A handful of states, including California, Delaware, Illinois, Utah, and Arkansas, are leading the country in establishing regulations to protect citizens’ digital privacy. California is often blazing the trail (Article 1, Section 1 of the Declaration of Rights), being the only state to outline privacy as an inalienable right in the state constitution. Special call-out to Illinois for being the only state to proactively protect biometric data.
As is often the case, California sets the precedents in technology and the rest of the country tends to follow. With the stalemate and bureaucracy by the Federal government that has opened a chasm for misuse of personal data, it is the states that are implementing the necessary oversight. A tremendous amount of friction between privacy advocates, technology power-houses, and the government has slowed down what is needed to protect people’s privacy, freedoms, and liberty. States are stepping in to protect their citizens. Unfortunately, it is not unified, which complicates matters, but at least traction is being made.
The battle for privacy is not over. This is just the beginning. People must have more notice of who has their data, what it is being used for, with whom it is being shared, and ultimately the control of their personal information.
In my opinion, personal data should be treated as an asset (which requires accountability and annual reports — just like investors get reports on their financial assets) and intellectual property (which has an owner, requires security, and authorization to use).
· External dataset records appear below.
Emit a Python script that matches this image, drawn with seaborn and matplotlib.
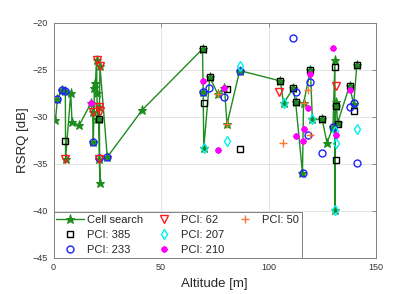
import seaborn as sns
import matplotlib.pyplot as plt
from matplotlib.lines import Line2D

sns.set_theme(style="white")
plt.rcParams['font.family'] = ['Liberation Sans', 'DejaVu Sans']

# Cell search (connected line, in flight order)
cs_alt = [0.9, 1.8, 3.9, 5.5, 5.6, 8.0, 8.6, 12.0, 17.3, 18.2,
          18.5, 19.0, 19.5, 20.0, 20.2, 20.4, 21.0, 21.3, 21.6, 21.3,
          21.6, 25.0, 41.2, 69.3, 69.6, 69.9, 72.7, 76.4, 79.5, 80.7,
          86.6, 105.5, 107.0, 111.4, 112.6, 115.8, 116.3, 119.5, 120.4, 125.0,
          127.2, 130.0, 130.9, 130.9, 131.2, 131.6, 132.1, 137.7, 139.6, 141.1]
cs_rsrq = [-30.4, -28.1, -27.2, -27.3, -34.5, -27.5, -30.6, -30.9, -28.6, -29.5,
           -32.7, -27.0, -26.4, -24.0, -27.5, -30.3, -29.0, -34.5, -37.1, -30.2,
           -24.6, -34.3, -29.3, -22.8, -27.4, -33.3, -25.8, -27.6, -26.9, -30.8,
           -25.1, -26.2, -28.6, -27.0, -28.4, -36.0, -28.6, -25.0, -30.3, -30.3,
           -32.8, -31.1, -24.0, -39.9, -28.9, -28.4, -30.7, -26.7, -28.7, -24.5]

pci385_alt = [5.5, 21.0, 69.4, 70.0, 72.8, 80.5, 86.7, 105.5, 111.4, 112.6,
              119.5, 125.0, 130.9, 131.2, 132.5, 131.2, 137.7, 139.9, 141.1]
pci385_rsrq = [-32.6, -30.2, -22.8, -28.6, -25.8, -27.1, -33.4, -26.2, -27.0, -28.4,
               -25.0, -30.3, -24.7, -28.9, -30.8, -34.6, -26.7, -29.4, -24.5]

pci233_alt = [1.8, 3.9, 5.5, 18.5, 21.3, 25.0, 69.6, 72.4, 79.5, 86.6,
              111.4, 113.0, 119.5, 116.0, 118.2, 125.0, 130.0, 138.0, 139.9, 141.1]
pci233_rsrq = [-28.1, -27.2, -27.3, -32.7, -34.4, -34.3, -27.4, -27.0, -27.9, -25.1,
               -21.6, -27.4, -26.3, -36.0, -32.0, -33.9, -31.1, -29.0, -28.6, -34.9]

pci62_alt = [5.5, 20.1, 21.6, 18.2, 21.0, 21.6, 21.3, 104.9, 131.2]
pci62_rsrq = [-34.5, -24.0, -24.6, -29.5, -29.0, -29.4, -34.5, -27.4, -26.7]

pci207_alt = [69.9, 80.7, 86.6, 107.0, 120.4, 130.9, 131.2, 130.9, 141.1]
pci207_rsrq = [-33.3, -32.6, -24.6, -28.6, -30.3, -31.5, -32.8, -39.9, -31.3]

pci210_alt = [17.3, 69.3, 79.5, 76.4, 130.0, 119.5, 118.5, 116.7, 112.6, 116.0, 138.0, 131.2]
pci210_rsrq = [-28.6, -26.2, -26.9, -33.5, -22.7, -25.5, -29.1, -31.3, -32.1, -32.6, -27.2, -32.0]

pci50_alt = [76.4, 80.7, 118.2, 116.3, 106.7, 119.5]
pci50_rsrq = [-27.6, -30.8, -27.2, -28.6, -32.8, -31.9]

green = '#1e8c1e'

fig, ax = plt.subplots(figsize=(4.15, 2.94), dpi=100)
fig.subplots_adjust(left=0.129, right=0.906, top=0.923, bottom=0.1235)

sns.lineplot(x=cs_alt, y=cs_rsrq, sort=False, estimator=None, color=green,
             lw=1.0, marker='*', ms=6.5, mfc=green, mec=green, label='Cell search', ax=ax)

series = [
    (pci385_alt, pci385_rsrq, 's', 'black', 4.0, 1.0, 'PCI: 385'),
    (pci233_alt, pci233_rsrq, 'o', '#1f1fff', 5.0, 1.0, 'PCI: 233'),
    (pci62_alt, pci62_rsrq, 'v', '#ff1a1a', 5.5, 1.0, 'PCI: 62'),
    (pci207_alt, pci207_rsrq, 'd', '#00f0f0', 5.5, 1.0, 'PCI: 207'),
    (pci210_alt, pci210_rsrq, (8, 2, 0), '#ff00ff', 4.3, 1.4, 'PCI: 210'),
    (pci50_alt, pci50_rsrq, '+', '#f57a35', 6.0, 1.0, 'PCI: 50'),
]
for xs, ys, m, c, s, w, lab in series:
    sns.lineplot(x=xs, y=ys, sort=False, estimator=None, linestyle='', marker=m,
                 ms=s, mfc='none', mec=c, mew=w, color=c, label=lab, ax=ax)

ax.set_xlim(0, 150)
ax.set_ylim(-45, -20)
ax.set_xticks([0, 50, 100, 150])
ax.set_yticks([-45, -40, -35, -30, -25, -20])
ax.grid(True, color='#e3e3e3', lw=0.7)
ax.set_axisbelow(True)
for sp in ax.spines.values():
    sp.set_color('#808080')
    sp.set_linewidth(0.7)
ax.tick_params(direction='in', top=True, right=True, length=3, width=0.6,
               colors='#808080', labelcolor='#333333', labelsize=6.5, pad=4)
ax.set_xlabel('Altitude [m]', fontsize=9.5, color='#262626', labelpad=4)
ax.set_ylabel('RSRQ [dB]', fontsize=9.5, color='#262626', labelpad=3)

# fill columns 3-3-1 like the original legend
handles, labels = ax.get_legend_handles_labels()
blank = Line2D([], [], linestyle='', marker='')
handles = handles + [blank, blank]
labels = labels + ['', '']
leg = ax.legend(handles, labels, loc='lower left', bbox_to_anchor=(0, 0),
                borderaxespad=0, ncol=3, fontsize=8, frameon=True, fancybox=False,
                framealpha=1, edgecolor='#808080', handlelength=2.5,
                handletextpad=0.3, columnspacing=0.6, labelspacing=0.45,
                borderpad=0.25)
leg.get_frame().set_linewidth(0.7)

fig.savefig('out.png', dpi=100)
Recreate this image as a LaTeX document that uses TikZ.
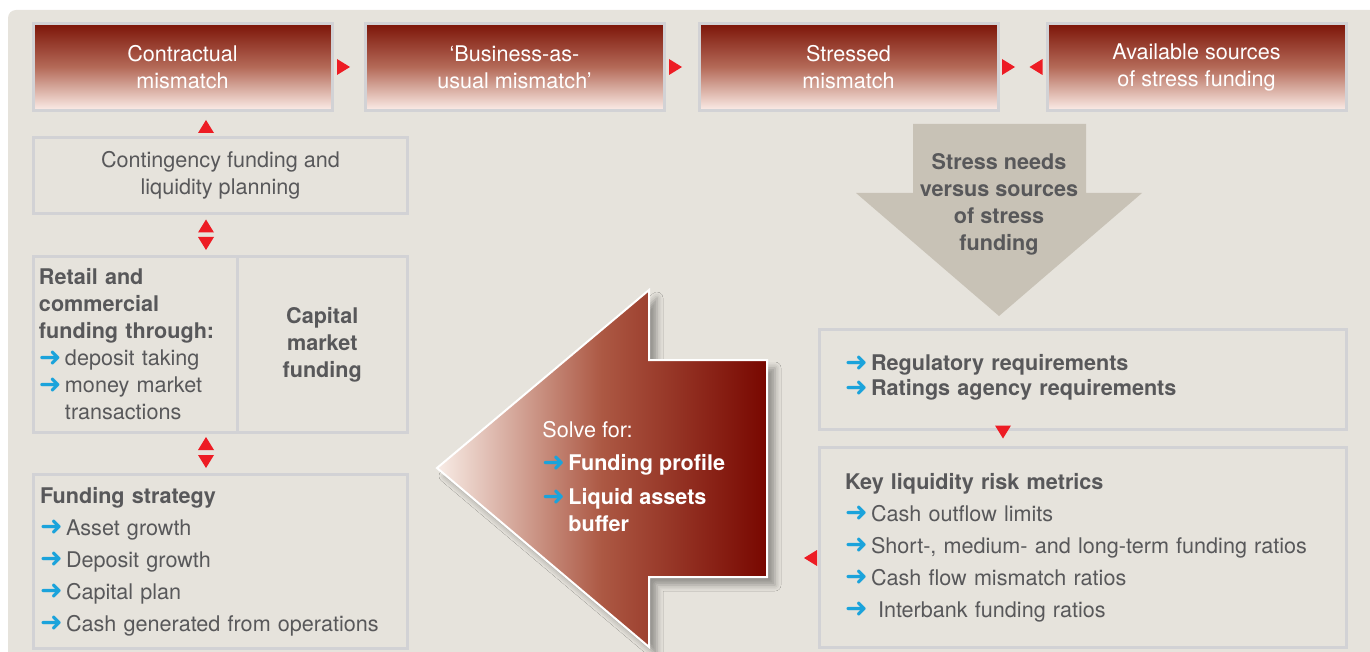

Yet, we are far from that point. Currently, personal data is often traded like coins between companies without the knowledge or consent of the affected people. Even consent and notification are bewildering.
EULA’s and privacy policies are often purposely written to be confusing, vague, and with clauses that state they can be changed at any time whilst indicating that by using the product or service, it is acceptance that the company can harvest and sell user data. They are rarely read and even less often understood.
The underhanded practices and tools to harvest, steal, hide, and misuse personal data are becoming stronger, and evolving faster than the rules, regulations, or ethics that will protect people’s privacy.